Do this =
Repeat the listing in full, exactly as it stands.

-*-

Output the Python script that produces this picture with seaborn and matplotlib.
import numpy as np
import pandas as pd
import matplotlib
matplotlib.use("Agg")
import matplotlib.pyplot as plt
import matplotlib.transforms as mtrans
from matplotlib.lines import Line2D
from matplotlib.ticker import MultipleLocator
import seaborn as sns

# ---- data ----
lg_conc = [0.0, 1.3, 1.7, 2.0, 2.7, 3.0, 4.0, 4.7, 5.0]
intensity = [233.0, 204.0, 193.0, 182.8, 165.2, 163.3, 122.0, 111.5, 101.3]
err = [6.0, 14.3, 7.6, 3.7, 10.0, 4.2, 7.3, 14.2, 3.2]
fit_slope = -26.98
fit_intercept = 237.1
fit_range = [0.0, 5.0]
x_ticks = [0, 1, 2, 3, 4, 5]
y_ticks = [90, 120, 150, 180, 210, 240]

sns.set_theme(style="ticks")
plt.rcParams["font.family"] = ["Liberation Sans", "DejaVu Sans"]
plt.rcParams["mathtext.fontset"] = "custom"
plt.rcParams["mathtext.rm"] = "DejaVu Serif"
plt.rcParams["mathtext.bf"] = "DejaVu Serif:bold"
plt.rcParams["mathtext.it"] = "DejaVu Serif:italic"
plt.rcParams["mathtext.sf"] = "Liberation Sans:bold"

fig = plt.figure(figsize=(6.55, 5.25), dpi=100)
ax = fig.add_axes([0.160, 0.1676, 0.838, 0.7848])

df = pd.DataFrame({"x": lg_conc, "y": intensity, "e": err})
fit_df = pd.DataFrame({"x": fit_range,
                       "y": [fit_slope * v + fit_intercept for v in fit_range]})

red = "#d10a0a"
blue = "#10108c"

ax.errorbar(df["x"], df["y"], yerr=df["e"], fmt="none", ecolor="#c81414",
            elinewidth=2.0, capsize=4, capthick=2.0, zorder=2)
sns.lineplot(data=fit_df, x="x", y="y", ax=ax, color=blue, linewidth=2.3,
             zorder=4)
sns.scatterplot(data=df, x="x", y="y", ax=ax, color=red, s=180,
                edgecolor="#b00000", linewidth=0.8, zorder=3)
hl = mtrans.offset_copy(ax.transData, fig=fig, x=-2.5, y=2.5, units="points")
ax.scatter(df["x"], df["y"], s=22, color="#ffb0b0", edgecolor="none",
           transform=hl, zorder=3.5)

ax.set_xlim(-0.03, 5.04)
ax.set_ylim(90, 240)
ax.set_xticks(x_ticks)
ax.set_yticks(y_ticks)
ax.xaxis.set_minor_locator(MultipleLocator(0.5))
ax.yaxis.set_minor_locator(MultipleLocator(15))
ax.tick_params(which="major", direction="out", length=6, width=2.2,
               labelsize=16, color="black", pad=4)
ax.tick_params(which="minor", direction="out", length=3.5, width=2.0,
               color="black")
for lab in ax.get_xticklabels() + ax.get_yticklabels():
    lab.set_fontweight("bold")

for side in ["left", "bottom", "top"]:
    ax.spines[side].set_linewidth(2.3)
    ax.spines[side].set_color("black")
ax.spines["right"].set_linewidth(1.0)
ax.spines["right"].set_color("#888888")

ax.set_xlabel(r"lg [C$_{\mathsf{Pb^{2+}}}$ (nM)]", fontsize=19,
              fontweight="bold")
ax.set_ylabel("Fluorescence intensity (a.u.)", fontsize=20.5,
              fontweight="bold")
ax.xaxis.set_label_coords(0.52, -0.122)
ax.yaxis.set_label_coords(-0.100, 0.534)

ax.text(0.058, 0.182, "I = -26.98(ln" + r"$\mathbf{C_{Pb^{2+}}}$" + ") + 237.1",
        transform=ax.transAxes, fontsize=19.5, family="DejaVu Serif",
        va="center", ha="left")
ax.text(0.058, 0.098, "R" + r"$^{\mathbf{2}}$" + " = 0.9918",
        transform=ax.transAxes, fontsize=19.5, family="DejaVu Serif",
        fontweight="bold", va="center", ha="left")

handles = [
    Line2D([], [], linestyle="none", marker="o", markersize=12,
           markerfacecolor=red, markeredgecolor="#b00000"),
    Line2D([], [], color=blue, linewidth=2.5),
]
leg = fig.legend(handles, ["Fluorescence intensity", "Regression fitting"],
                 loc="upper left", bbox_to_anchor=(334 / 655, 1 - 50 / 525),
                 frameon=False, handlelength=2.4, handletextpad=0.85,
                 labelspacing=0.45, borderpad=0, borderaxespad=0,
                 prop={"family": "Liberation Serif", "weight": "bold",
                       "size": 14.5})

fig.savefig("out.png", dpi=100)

-*-

The result =
Output the Python script that produces this picture with seaborn and matplotlib.
import numpy as np
import pandas as pd
import matplotlib
matplotlib.use("Agg")
import matplotlib.pyplot as plt
import matplotlib.transforms as mtrans
from matplotlib.lines import Line2D
from matplotlib.ticker import MultipleLocator
import seaborn as sns

# ---- data ----
lg_conc = [0.0, 1.3, 1.7, 2.0, 2.7, 3.0, 4.0, 4.7, 5.0]
intensity = [233.0, 204.0, 193.0, 182.8, 165.2, 163.3, 122.0, 111.5, 101.3]
err = [6.0, 14.3, 7.6, 3.7, 10.0, 4.2, 7.3, 14.2, 3.2]
fit_slope = -26.98
fit_intercept = 237.1
fit_range = [0.0, 5.0]
x_ticks = [0, 1, 2, 3, 4, 5]
y_ticks = [90, 120, 150, 180, 210, 240]

sns.set_theme(style="ticks")
plt.rcParams["font.family"] = ["Liberation Sans", "DejaVu Sans"]
plt.rcParams["mathtext.fontset"] = "custom"
plt.rcParams["mathtext.rm"] = "DejaVu Serif"
plt.rcParams["mathtext.bf"] = "DejaVu Serif:bold"
plt.rcParams["mathtext.it"] = "DejaVu Serif:italic"
plt.rcParams["mathtext.sf"] = "Liberation Sans:bold"

fig = plt.figure(figsize=(6.55, 5.25), dpi=100)
ax = fig.add_axes([0.160, 0.1676, 0.838, 0.7848])

df = pd.DataFrame({"x": lg_conc, "y": intensity, "e": err})
fit_df = pd.DataFrame({"x": fit_range,
                       "y": [fit_slope * v + fit_intercept for v in fit_range]})

red = "#d10a0a"
blue = "#10108c"

ax.errorbar(df["x"], df["y"], yerr=df["e"], fmt="none", ecolor="#c81414",
            elinewidth=2.0, capsize=4, capthick=2.0, zorder=2)
sns.lineplot(data=fit_df, x="x", y="y", ax=ax, color=blue, linewidth=2.3,
             zorder=4)
sns.scatterplot(data=df, x="x", y="y", ax=ax, color=red, s=180,
                edgecolor="#b00000", linewidth=0.8, zorder=3)
hl = mtrans.offset_copy(ax.transData, fig=fig, x=-2.5, y=2.5, units="points")
ax.scatter(df["x"], df["y"], s=22, color="#ffb0b0", edgecolor="none",
           transform=hl, zorder=3.5)

ax.set_xlim(-0.03, 5.04)
ax.set_ylim(90, 240)
ax.set_xticks(x_ticks)
ax.set_yticks(y_ticks)
ax.xaxis.set_minor_locator(MultipleLocator(0.5))
ax.yaxis.set_minor_locator(MultipleLocator(15))
ax.tick_params(which="major", direction="out", length=6, width=2.2,
               labelsize=16, color="black", pad=4)
ax.tick_params(which="minor", direction="out", length=3.5, width=2.0,
               color="black")
for lab in ax.get_xticklabels() + ax.get_yticklabels():
    lab.set_fontweight("bold")

for side in ["left", "bottom", "top"]:
    ax.spines[side].set_linewidth(2.3)
    ax.spines[side].set_color("black")
ax.spines["right"].set_linewidth(1.0)
ax.spines["right"].set_color("#888888")

ax.set_xlabel(r"lg [C$_{\mathsf{Pb^{2+}}}$ (nM)]", fontsize=19,
              fontweight="bold")
ax.set_ylabel("Fluorescence intensity (a.u.)", fontsize=20.5,
              fontweight="bold")
ax.xaxis.set_label_coords(0.52, -0.122)
ax.yaxis.set_label_coords(-0.100, 0.534)

ax.text(0.058, 0.182, "I = -26.98(ln" + r"$\mathbf{C_{Pb^{2+}}}$" + ") + 237.1",
        transform=ax.transAxes, fontsize=19.5, family="DejaVu Serif",
        va="center", ha="left")
ax.text(0.058, 0.098, "R" + r"$^{\mathbf{2}}$" + " = 0.9918",
        transform=ax.transAxes, fontsize=19.5, family="DejaVu Serif",
        fontweight="bold", va="center", ha="left")

handles = [
    Line2D([], [], linestyle="none", marker="o", markersize=12,
           markerfacecolor=red, markeredgecolor="#b00000"),
    Line2D([], [], color=blue, linewidth=2.5),
]
leg = fig.legend(handles, ["Fluorescence intensity", "Regression fitting"],
                 loc="upper left", bbox_to_anchor=(334 / 655, 1 - 50 / 525),
                 frameon=False, handlelength=2.4, handletextpad=0.85,
                 labelspacing=0.45, borderpad=0, borderaxespad=0,
                 prop={"family": "Liberation Serif", "weight": "bold",
                       "size": 14.5})

fig.savefig("out.png", dpi=100)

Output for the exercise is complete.